Tra i giovani artisti segnati dalla novità matissiana di una pittura affrancata dai legami con il soggetto c’era certamente anche Ellsworth Kelly, nato a Boston nel 1923. A lui la Fondation Vuitton dedica una mostra (fino al 9 settembre) in occasione del centenario della nascita. Kelly è un artista di casa dato che nel 2014 era stato voluto da Frank Gehry, architetto del faraonico guscio di vetro eretto ai margini del Bois di Boulogne, per la decorazione dell’auditorium: l’ambizione inseguita tutta la vita per un’opera d’arte totale trova una delle più notevoli espressioni in questa installazione, imperniata su Spectrum VII, il grande fondale a strisce verticali di dodici diversi colori.

Nel percorso di Kelly si coglie un filo conduttore ribadito con un’intransigenza incalzante: è la presa di distanza da qualsiasi intenzione di autorialità. Nella cruciale stagione parigina tra 1948 e 1954 Kelly aveva ricevuto una folgorazione visitando l’atelier e il giardino di Monet a Giverny. «Sentivo che queste opere erano dichiarazioni belle e impersonali», aveva commentato davanti alle Ninfee. Infatti la ricaduta di quella folgorazione sul suo lavoro era stata nella chiave di una radicale impersonalità: è il caso del Tableau vert, un monocromo del 1952 di formato quadrato, che quindi escludeva ogni allusione a una prospettiva paesaggistica. L’anno prima Kelly aveva dato un’altra prova della sua radicale avversione contro ogni tentazione soggettivistica in pittura: è il caso di Seine, una tela dove il motivo retinico dei giochi di riflessi dell’acqua è annullato e ricondotto dentro una griglia dove piccoli quadrati neri, quasi dei pixel, intensificano la loro presenza verso il centro della tela, seguendo un criterio non controllato dall’artista ma affidato al caso.

Il ritorno negli Stati Uniti a metà degli anni cinquanta è segnato da un avvicinamento al linguaggio del minimalismo, che Kelly mette in atto declinandolo in una prospettiva architettonica.
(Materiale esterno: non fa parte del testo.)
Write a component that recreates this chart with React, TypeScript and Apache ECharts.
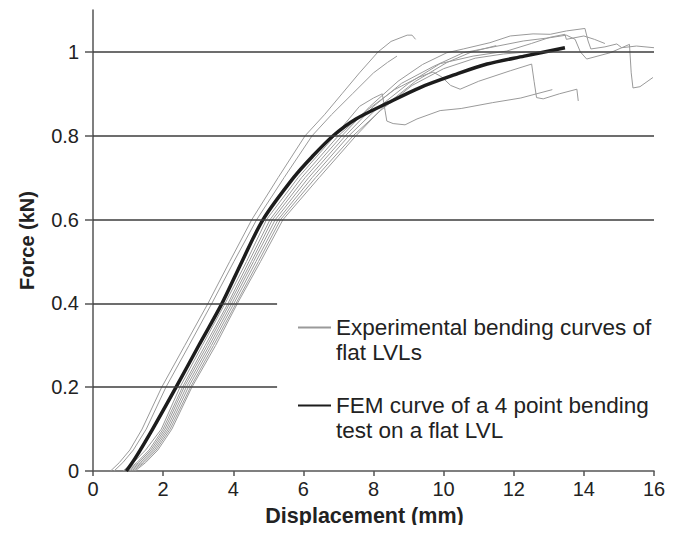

È il caso delle shaped canvases, grandi tele montate su telai di forme sempre variate disegnate dall’artista. «Finiamola con i quadri, le pitture devono essere il muro»: una distinzione chiara, in particolare a livello mentale, che si traduce nella fattualità di eleganti opere che, pur restando inevitabilmente appese ai muri, danno l’illusione di essere tasselli incastonati nella parete.

Nel percorso della mostra parigina il punto zenitale, per tensione visiva e poetica, viene toccato con l’installazione Yellow Curve, realizzata nel 1990 per il centro d’arte Portikus di Francoforte e qui riproposta. Si tratta di una grande tela in forma di spicchio, dipinta con un giallo abbagliante e perfettamente omogeneo. L’opera è distesa per terra e riceve luce dall’alto, dando l’illusione di un frammento di sole stampato sul suolo. La stesura del colore ad acrilico è evidentemente manuale, ma l’abilità di Kelly sta nel rendere impercettibile la concretezza del suo agire, nel segno di una pittura che vuole farsi intendere come luce, in una prospettiva aperta dalle soluzioni radicali dei Ganzfelds di James Turrell.